**** Given material ****
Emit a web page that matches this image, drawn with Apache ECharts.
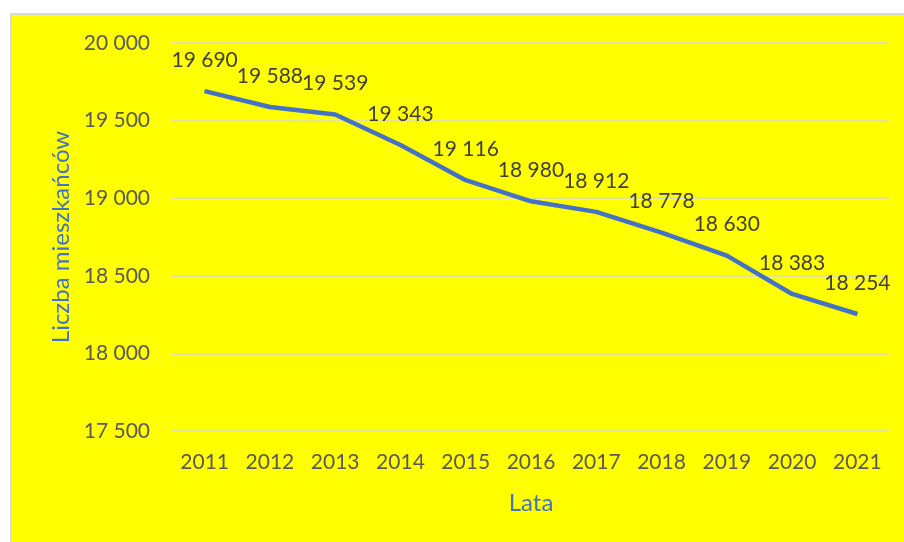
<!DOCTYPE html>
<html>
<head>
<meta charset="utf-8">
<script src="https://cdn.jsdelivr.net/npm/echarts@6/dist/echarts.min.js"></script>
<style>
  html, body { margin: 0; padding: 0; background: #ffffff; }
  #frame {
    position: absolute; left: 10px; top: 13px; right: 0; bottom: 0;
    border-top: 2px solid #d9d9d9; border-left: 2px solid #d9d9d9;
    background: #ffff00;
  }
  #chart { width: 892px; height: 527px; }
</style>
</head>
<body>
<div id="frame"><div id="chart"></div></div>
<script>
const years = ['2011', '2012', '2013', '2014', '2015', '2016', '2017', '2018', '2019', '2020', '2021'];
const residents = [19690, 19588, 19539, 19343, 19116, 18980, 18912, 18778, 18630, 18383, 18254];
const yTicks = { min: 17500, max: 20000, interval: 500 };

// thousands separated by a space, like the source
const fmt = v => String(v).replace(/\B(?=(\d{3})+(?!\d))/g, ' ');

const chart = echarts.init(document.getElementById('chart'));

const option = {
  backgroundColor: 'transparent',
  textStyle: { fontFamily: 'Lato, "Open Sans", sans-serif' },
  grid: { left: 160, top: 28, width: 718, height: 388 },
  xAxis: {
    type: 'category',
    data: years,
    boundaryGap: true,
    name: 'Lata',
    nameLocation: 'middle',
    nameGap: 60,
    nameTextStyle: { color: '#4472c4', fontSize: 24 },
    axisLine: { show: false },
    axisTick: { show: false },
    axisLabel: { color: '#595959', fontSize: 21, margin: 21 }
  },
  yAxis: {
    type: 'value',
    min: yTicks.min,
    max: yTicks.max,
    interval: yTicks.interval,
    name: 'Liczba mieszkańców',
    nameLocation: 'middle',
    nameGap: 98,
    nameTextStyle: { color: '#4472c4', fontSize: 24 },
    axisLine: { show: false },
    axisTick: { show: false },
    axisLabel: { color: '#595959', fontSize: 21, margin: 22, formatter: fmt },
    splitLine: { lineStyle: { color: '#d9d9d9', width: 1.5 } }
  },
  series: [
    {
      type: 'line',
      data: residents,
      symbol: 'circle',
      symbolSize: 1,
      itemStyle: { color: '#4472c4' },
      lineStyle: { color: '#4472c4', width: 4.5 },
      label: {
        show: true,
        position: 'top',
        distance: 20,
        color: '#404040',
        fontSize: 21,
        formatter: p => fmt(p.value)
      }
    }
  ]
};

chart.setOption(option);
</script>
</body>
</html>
****
*What you need to do*
Copy out every line of the material above exactly, skipping the pictures.

*Answer to the problem*
Emit a web page that matches this image, drawn with Apache ECharts.
<!DOCTYPE html>
<html>
<head>
<meta charset="utf-8">
<script src="https://cdn.jsdelivr.net/npm/echarts@6/dist/echarts.min.js"></script>
<style>
  html, body { margin: 0; padding: 0; background: #ffffff; }
  #frame {
    position: absolute; left: 10px; top: 13px; right: 0; bottom: 0;
    border-top: 2px solid #d9d9d9; border-left: 2px solid #d9d9d9;
    background: #ffff00;
  }
  #chart { width: 892px; height: 527px; }
</style>
</head>
<body>
<div id="frame"><div id="chart"></div></div>
<script>
const years = ['2011', '2012', '2013', '2014', '2015', '2016', '2017', '2018', '2019', '2020', '2021'];
const residents = [19690, 19588, 19539, 19343, 19116, 18980, 18912, 18778, 18630, 18383, 18254];
const yTicks = { min: 17500, max: 20000, interval: 500 };

// thousands separated by a space, like the source
const fmt = v => String(v).replace(/\B(?=(\d{3})+(?!\d))/g, ' ');

const chart = echarts.init(document.getElementById('chart'));

const option = {
  backgroundColor: 'transparent',
  textStyle: { fontFamily: 'Lato, "Open Sans", sans-serif' },
  grid: { left: 160, top: 28, width: 718, height: 388 },
  xAxis: {
    type: 'category',
    data: years,
    boundaryGap: true,
    name: 'Lata',
    nameLocation: 'middle',
    nameGap: 60,
    nameTextStyle: { color: '#4472c4', fontSize: 24 },
    axisLine: { show: false },
    axisTick: { show: false },
    axisLabel: { color: '#595959', fontSize: 21, margin: 21 }
  },
  yAxis: {
    type: 'value',
    min: yTicks.min,
    max: yTicks.max,
    interval: yTicks.interval,
    name: 'Liczba mieszkańców',
    nameLocation: 'middle',
    nameGap: 98,
    nameTextStyle: { color: '#4472c4', fontSize: 24 },
    axisLine: { show: false },
    axisTick: { show: false },
    axisLabel: { color: '#595959', fontSize: 21, margin: 22, formatter: fmt },
    splitLine: { lineStyle: { color: '#d9d9d9', width: 1.5 } }
  },
  series: [
    {
      type: 'line',
      data: residents,
      symbol: 'circle',
      symbolSize: 1,
      itemStyle: { color: '#4472c4' },
      lineStyle: { color: '#4472c4', width: 4.5 },
      label: {
        show: true,
        position: 'top',
        distance: 20,
        color: '#404040',
        fontSize: 21,
        formatter: p => fmt(p.value)
      }
    }
  ]
};

chart.setOption(option);
</script>
</body>
</html>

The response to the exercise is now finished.